Problem requirements: Return the material word for word. Do not include pictures.

Records for the task:

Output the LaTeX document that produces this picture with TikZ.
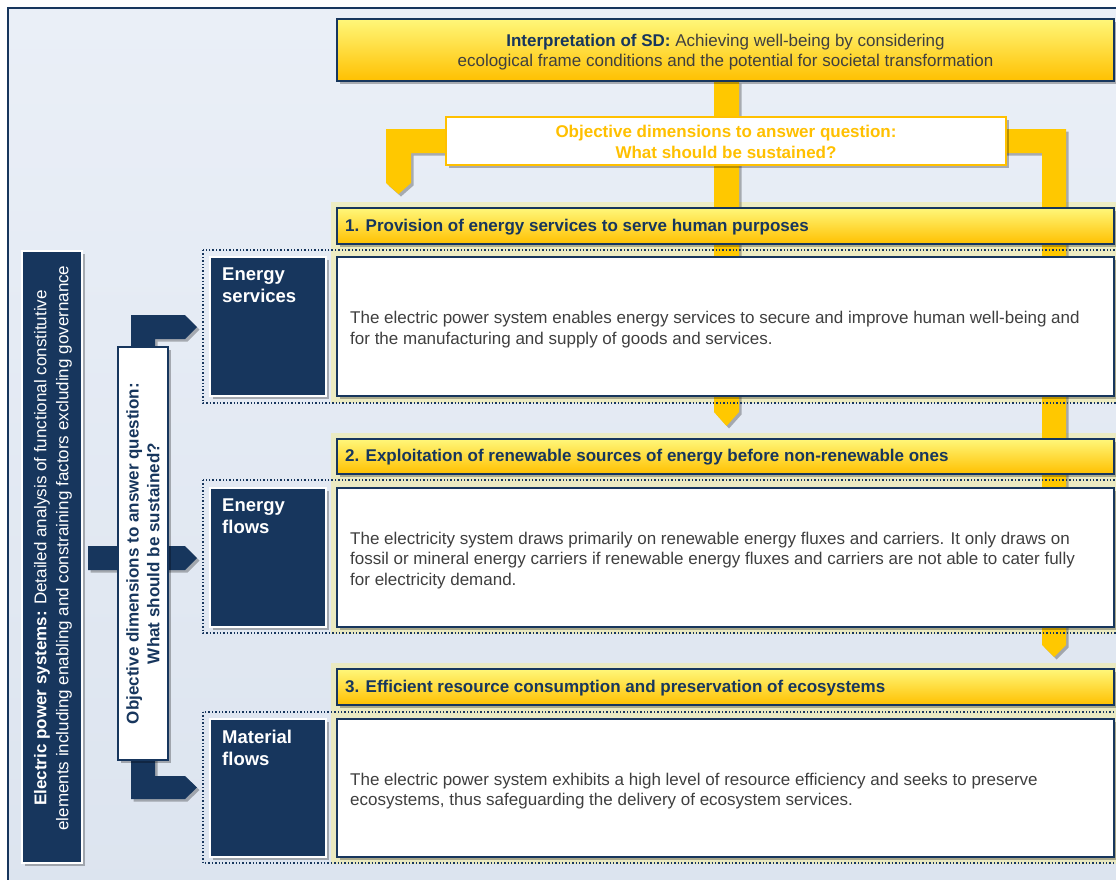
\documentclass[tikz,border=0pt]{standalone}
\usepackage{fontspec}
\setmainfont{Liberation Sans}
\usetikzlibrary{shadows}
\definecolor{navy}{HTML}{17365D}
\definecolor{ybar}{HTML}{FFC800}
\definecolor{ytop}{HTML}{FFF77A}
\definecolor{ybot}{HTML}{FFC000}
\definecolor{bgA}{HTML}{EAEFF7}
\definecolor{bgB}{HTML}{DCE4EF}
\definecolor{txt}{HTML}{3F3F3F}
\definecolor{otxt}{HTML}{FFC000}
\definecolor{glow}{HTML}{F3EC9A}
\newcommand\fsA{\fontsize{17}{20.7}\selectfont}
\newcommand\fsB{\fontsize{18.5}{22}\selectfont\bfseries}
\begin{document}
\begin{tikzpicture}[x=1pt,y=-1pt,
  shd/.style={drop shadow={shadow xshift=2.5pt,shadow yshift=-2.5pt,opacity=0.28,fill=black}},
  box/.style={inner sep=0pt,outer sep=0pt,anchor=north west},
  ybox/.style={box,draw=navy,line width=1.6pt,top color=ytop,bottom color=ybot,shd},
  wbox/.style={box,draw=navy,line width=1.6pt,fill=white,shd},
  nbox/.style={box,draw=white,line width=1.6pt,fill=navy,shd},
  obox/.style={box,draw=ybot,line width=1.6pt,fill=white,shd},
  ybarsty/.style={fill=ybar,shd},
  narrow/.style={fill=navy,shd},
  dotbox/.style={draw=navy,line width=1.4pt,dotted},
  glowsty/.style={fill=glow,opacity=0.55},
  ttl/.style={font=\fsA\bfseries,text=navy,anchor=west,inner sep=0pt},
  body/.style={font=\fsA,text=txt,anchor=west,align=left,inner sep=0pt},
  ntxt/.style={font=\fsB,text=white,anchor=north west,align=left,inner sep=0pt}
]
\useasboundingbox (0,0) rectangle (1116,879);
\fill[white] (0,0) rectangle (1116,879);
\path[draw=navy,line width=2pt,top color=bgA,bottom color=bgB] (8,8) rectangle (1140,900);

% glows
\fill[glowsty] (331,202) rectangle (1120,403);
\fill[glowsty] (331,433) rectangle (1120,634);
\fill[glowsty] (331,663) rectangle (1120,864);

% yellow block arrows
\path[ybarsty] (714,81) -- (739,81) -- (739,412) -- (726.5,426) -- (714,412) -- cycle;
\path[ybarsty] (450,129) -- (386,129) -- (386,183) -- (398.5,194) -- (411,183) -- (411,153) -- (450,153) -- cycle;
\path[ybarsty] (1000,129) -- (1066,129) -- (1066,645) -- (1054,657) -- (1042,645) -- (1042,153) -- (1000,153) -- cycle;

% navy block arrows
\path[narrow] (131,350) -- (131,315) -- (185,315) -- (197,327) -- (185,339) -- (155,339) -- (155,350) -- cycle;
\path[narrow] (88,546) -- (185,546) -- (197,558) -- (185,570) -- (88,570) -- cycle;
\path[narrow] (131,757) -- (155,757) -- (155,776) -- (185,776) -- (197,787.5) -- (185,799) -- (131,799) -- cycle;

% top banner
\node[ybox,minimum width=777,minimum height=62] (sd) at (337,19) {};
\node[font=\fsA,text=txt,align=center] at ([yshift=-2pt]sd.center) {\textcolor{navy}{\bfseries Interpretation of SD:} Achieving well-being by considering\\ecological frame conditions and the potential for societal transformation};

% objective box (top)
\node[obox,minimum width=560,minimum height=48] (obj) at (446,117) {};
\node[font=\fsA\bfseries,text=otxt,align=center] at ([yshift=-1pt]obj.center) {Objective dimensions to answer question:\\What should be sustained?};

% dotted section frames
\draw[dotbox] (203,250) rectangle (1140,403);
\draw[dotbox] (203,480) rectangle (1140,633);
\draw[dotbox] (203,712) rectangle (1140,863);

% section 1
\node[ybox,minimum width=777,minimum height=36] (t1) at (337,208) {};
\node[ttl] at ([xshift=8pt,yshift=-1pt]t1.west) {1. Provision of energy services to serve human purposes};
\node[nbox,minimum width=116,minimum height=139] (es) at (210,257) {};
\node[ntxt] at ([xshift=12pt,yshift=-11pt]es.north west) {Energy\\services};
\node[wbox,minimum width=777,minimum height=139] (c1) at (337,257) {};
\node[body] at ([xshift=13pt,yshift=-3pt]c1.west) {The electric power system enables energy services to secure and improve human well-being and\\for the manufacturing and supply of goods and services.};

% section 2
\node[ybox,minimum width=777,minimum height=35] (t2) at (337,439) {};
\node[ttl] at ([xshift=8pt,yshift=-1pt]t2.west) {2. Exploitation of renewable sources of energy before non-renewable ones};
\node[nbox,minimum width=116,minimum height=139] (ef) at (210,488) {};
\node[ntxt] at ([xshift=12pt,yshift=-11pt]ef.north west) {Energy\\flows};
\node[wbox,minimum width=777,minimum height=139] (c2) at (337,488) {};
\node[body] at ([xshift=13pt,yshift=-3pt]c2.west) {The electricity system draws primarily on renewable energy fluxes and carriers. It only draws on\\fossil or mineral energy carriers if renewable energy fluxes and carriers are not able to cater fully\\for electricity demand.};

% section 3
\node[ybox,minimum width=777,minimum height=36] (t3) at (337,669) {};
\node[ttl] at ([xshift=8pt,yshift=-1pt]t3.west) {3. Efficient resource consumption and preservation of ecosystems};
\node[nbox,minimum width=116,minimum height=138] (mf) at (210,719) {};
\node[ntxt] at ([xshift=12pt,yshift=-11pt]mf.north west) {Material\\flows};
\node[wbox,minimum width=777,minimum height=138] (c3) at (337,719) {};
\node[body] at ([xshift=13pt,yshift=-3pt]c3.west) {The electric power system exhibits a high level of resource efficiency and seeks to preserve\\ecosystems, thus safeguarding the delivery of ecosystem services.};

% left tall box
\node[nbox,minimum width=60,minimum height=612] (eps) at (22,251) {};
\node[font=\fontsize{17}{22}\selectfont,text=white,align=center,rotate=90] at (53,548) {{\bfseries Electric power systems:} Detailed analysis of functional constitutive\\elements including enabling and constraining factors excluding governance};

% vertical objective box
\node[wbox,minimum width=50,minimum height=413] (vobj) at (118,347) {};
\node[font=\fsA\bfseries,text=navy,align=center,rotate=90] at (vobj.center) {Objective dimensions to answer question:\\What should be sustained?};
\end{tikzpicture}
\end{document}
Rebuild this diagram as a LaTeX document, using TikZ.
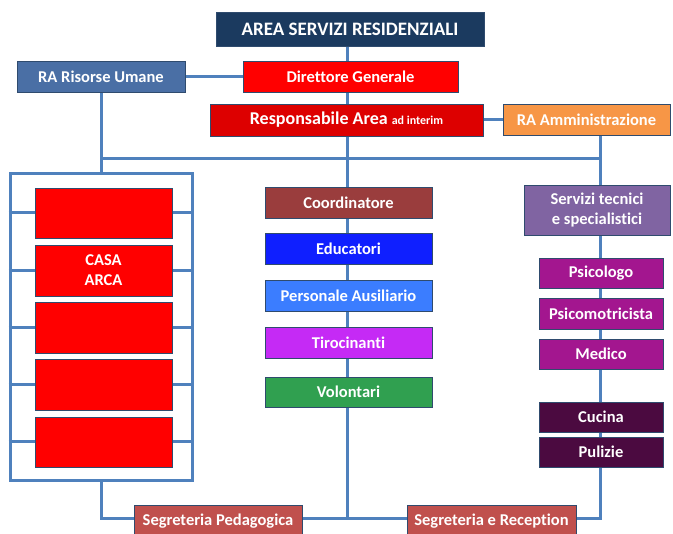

Answer to this task:
Output the LaTeX document that produces this picture with TikZ.
\documentclass[tikz,border=0pt]{standalone}
\usepackage{fontspec}
\setmainfont{Liberation Sans}
\usetikzlibrary{shadows}
\definecolor{navy}{HTML}{17365D}
\definecolor{ybar}{HTML}{FFC800}
\definecolor{ytop}{HTML}{FFF77A}
\definecolor{ybot}{HTML}{FFC000}
\definecolor{bgA}{HTML}{EAEFF7}
\definecolor{bgB}{HTML}{DCE4EF}
\definecolor{txt}{HTML}{3F3F3F}
\definecolor{otxt}{HTML}{FFC000}
\definecolor{glow}{HTML}{F3EC9A}
\newcommand\fsA{\fontsize{17}{20.7}\selectfont}
\newcommand\fsB{\fontsize{18.5}{22}\selectfont\bfseries}
\begin{document}
\begin{tikzpicture}[x=1pt,y=-1pt,
  shd/.style={drop shadow={shadow xshift=2.5pt,shadow yshift=-2.5pt,opacity=0.28,fill=black}},
  box/.style={inner sep=0pt,outer sep=0pt,anchor=north west},
  ybox/.style={box,draw=navy,line width=1.6pt,top color=ytop,bottom color=ybot,shd},
  wbox/.style={box,draw=navy,line width=1.6pt,fill=white,shd},
  nbox/.style={box,draw=white,line width=1.6pt,fill=navy,shd},
  obox/.style={box,draw=ybot,line width=1.6pt,fill=white,shd},
  ybarsty/.style={fill=ybar,shd},
  narrow/.style={fill=navy,shd},
  dotbox/.style={draw=navy,line width=1.4pt,dotted},
  glowsty/.style={fill=glow,opacity=0.55},
  ttl/.style={font=\fsA\bfseries,text=navy,anchor=west,inner sep=0pt},
  body/.style={font=\fsA,text=txt,anchor=west,align=left,inner sep=0pt},
  ntxt/.style={font=\fsB,text=white,anchor=north west,align=left,inner sep=0pt}
]
\useasboundingbox (0,0) rectangle (1116,879);
\fill[white] (0,0) rectangle (1116,879);
\path[draw=navy,line width=2pt,top color=bgA,bottom color=bgB] (8,8) rectangle (1140,900);

% glows
\fill[glowsty] (331,202) rectangle (1120,403);
\fill[glowsty] (331,433) rectangle (1120,634);
\fill[glowsty] (331,663) rectangle (1120,864);

% yellow block arrows
\path[ybarsty] (714,81) -- (739,81) -- (739,412) -- (726.5,426) -- (714,412) -- cycle;
\path[ybarsty] (450,129) -- (386,129) -- (386,183) -- (398.5,194) -- (411,183) -- (411,153) -- (450,153) -- cycle;
\path[ybarsty] (1000,129) -- (1066,129) -- (1066,645) -- (1054,657) -- (1042,645) -- (1042,153) -- (1000,153) -- cycle;

% navy block arrows
\path[narrow] (131,350) -- (131,315) -- (185,315) -- (197,327) -- (185,339) -- (155,339) -- (155,350) -- cycle;
\path[narrow] (88,546) -- (185,546) -- (197,558) -- (185,570) -- (88,570) -- cycle;
\path[narrow] (131,757) -- (155,757) -- (155,776) -- (185,776) -- (197,787.5) -- (185,799) -- (131,799) -- cycle;

% top banner
\node[ybox,minimum width=777,minimum height=62] (sd) at (337,19) {};
\node[font=\fsA,text=txt,align=center] at ([yshift=-2pt]sd.center) {\textcolor{navy}{\bfseries Interpretation of SD:} Achieving well-being by considering\\ecological frame conditions and the potential for societal transformation};

% objective box (top)
\node[obox,minimum width=560,minimum height=48] (obj) at (446,117) {};
\node[font=\fsA\bfseries,text=otxt,align=center] at ([yshift=-1pt]obj.center) {Objective dimensions to answer question:\\What should be sustained?};

% dotted section frames
\draw[dotbox] (203,250) rectangle (1140,403);
\draw[dotbox] (203,480) rectangle (1140,633);
\draw[dotbox] (203,712) rectangle (1140,863);

% section 1
\node[ybox,minimum width=777,minimum height=36] (t1) at (337,208) {};
\node[ttl] at ([xshift=8pt,yshift=-1pt]t1.west) {1. Provision of energy services to serve human purposes};
\node[nbox,minimum width=116,minimum height=139] (es) at (210,257) {};
\node[ntxt] at ([xshift=12pt,yshift=-11pt]es.north west) {Energy\\services};
\node[wbox,minimum width=777,minimum height=139] (c1) at (337,257) {};
\node[body] at ([xshift=13pt,yshift=-3pt]c1.west) {The electric power system enables energy services to secure and improve human well-being and\\for the manufacturing and supply of goods and services.};

% section 2
\node[ybox,minimum width=777,minimum height=35] (t2) at (337,439) {};
\node[ttl] at ([xshift=8pt,yshift=-1pt]t2.west) {2. Exploitation of renewable sources of energy before non-renewable ones};
\node[nbox,minimum width=116,minimum height=139] (ef) at (210,488) {};
\node[ntxt] at ([xshift=12pt,yshift=-11pt]ef.north west) {Energy\\flows};
\node[wbox,minimum width=777,minimum height=139] (c2) at (337,488) {};
\node[body] at ([xshift=13pt,yshift=-3pt]c2.west) {The electricity system draws primarily on renewable energy fluxes and carriers. It only draws on\\fossil or mineral energy carriers if renewable energy fluxes and carriers are not able to cater fully\\for electricity demand.};

% section 3
\node[ybox,minimum width=777,minimum height=36] (t3) at (337,669) {};
\node[ttl] at ([xshift=8pt,yshift=-1pt]t3.west) {3. Efficient resource consumption and preservation of ecosystems};
\node[nbox,minimum width=116,minimum height=138] (mf) at (210,719) {};
\node[ntxt] at ([xshift=12pt,yshift=-11pt]mf.north west) {Material\\flows};
\node[wbox,minimum width=777,minimum height=138] (c3) at (337,719) {};
\node[body] at ([xshift=13pt,yshift=-3pt]c3.west) {The electric power system exhibits a high level of resource efficiency and seeks to preserve\\ecosystems, thus safeguarding the delivery of ecosystem services.};

% left tall box
\node[nbox,minimum width=60,minimum height=612] (eps) at (22,251) {};
\node[font=\fontsize{17}{22}\selectfont,text=white,align=center,rotate=90] at (53,548) {{\bfseries Electric power systems:} Detailed analysis of functional constitutive\\elements including enabling and constraining factors excluding governance};

% vertical objective box
\node[wbox,minimum width=50,minimum height=413] (vobj) at (118,347) {};
\node[font=\fsA\bfseries,text=navy,align=center,rotate=90] at (vobj.center) {Objective dimensions to answer question:\\What should be sustained?};
\end{tikzpicture}
\end{document}
Rebuild this diagram as a LaTeX document, using TikZ.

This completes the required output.